La
virtud, salvando interpretaciones sesgadas y mezquinas, es la fuerza de la
persona para afrontar las dificultades de su vida y rechazar el mal que bajo
agradable apariencia puede seducirnos. La virtud nos hace personas fiables,
valientes, generosas, alegres. Querríamos que nuestros amigos y nuestros hijos
fueran así: hombres y mujeres con decisión moral para vivir en el bien.
Pero
uno puede ser bueno y faltarle las ganas de serlo. Uno puede languidecer y
sentir que le falta la vida, haciendo todo lo que tiene que hacer. Le puede
faltar el deseo de vivir, de amar; puede faltarnos a veces la esperanza y la
confianza incondicional como fundamento de nuestra vida. Podemos ser buenos,
pero faltarnos la virtud que le dan vida al corazón: la fe, la esperanza, el
amor. Esta fuerza vital y humana que nos permite trascendernos no la podemos
“ganar”, es siempre un regalo de la Vida, de Dios. ¿Quién podrá obligarse a
sonreír plácidamente con el juego de los niños?, ¿o a amar a quien con nosotros
comparte muchas horas del día?, ¿quién puede forzarse a hacerlo?
La
eucaristía de cada semana, de cada día, es fuente de amor, de esperanza y de fe
para el que cree.

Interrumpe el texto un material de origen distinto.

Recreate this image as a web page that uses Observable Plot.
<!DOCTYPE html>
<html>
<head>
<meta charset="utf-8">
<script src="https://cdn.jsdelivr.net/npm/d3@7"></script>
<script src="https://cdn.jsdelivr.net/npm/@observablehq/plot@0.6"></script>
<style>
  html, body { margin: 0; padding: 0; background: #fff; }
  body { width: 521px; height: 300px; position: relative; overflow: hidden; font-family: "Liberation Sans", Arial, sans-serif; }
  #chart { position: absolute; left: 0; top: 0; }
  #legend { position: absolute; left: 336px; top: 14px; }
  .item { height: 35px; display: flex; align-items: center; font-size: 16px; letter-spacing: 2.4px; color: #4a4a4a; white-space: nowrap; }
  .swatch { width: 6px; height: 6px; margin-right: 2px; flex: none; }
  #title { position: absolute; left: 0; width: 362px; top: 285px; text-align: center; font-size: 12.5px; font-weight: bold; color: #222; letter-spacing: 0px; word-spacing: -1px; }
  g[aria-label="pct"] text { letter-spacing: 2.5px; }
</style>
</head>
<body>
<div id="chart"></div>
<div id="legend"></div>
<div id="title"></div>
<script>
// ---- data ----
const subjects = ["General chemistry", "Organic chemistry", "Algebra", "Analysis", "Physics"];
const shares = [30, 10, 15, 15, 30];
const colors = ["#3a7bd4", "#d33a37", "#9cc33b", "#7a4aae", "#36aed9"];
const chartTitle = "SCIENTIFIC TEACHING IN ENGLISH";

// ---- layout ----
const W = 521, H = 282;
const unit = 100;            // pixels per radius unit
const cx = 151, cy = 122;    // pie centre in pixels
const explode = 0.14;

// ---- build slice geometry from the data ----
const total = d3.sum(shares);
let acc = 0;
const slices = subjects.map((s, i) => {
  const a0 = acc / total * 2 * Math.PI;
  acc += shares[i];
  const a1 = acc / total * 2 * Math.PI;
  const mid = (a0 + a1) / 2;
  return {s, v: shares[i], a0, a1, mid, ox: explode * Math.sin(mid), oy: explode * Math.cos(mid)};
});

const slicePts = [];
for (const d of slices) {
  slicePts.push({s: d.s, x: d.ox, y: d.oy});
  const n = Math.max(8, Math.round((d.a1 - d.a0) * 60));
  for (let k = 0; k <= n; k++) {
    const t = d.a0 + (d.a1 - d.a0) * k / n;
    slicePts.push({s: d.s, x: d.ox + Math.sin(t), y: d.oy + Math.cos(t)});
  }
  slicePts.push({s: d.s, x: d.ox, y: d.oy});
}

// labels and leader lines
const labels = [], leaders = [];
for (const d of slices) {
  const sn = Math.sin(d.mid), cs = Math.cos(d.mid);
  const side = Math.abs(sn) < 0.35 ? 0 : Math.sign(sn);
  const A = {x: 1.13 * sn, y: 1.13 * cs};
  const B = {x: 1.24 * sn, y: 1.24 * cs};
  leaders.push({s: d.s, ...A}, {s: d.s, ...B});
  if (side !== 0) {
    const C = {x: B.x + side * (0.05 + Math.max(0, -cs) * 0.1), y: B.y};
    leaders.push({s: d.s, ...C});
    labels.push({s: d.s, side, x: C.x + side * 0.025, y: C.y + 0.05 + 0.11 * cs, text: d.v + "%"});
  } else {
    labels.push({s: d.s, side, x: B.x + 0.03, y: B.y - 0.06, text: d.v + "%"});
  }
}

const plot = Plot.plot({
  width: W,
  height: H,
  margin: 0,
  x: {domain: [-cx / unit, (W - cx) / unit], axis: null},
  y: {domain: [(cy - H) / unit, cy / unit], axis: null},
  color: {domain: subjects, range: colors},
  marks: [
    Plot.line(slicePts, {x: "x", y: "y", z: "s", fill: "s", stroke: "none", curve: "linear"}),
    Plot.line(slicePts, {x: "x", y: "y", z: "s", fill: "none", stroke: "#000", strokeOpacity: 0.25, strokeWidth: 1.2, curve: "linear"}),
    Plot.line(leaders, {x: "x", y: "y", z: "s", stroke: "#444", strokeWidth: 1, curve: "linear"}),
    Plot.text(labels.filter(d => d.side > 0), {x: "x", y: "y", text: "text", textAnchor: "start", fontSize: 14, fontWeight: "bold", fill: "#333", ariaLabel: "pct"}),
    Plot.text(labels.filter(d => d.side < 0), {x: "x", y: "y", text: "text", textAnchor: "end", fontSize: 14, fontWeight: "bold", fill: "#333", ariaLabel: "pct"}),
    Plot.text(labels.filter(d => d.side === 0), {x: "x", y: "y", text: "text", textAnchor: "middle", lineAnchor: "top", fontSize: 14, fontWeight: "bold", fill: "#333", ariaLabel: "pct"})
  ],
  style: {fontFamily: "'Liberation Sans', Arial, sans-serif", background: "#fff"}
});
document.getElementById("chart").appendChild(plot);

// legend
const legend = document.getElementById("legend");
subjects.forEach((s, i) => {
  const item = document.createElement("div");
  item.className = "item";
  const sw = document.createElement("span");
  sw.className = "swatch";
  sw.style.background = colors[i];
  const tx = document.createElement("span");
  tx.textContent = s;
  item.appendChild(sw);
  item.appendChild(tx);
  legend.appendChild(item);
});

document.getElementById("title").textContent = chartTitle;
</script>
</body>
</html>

Al comulgar el pan de Cristo nos sabemos injertados en su
misma vida. Él es la vid y nosotros los sarmientos. Él nos da la esperanza de
que en Él podemos confiar y descansar. La eucaristía de cada semana, de cada
día, nos impulsa a amar por encima de lo que somos, porque el amor de Cristo
nos urge a amar a nuestros hermanos, al sabernos amados incondicional e
inmerecidamente por Él. ¿Cómo dejar de acudir al manantial de virtud, de fuerza
vital y de bondad, que Cristo mismo nos regala?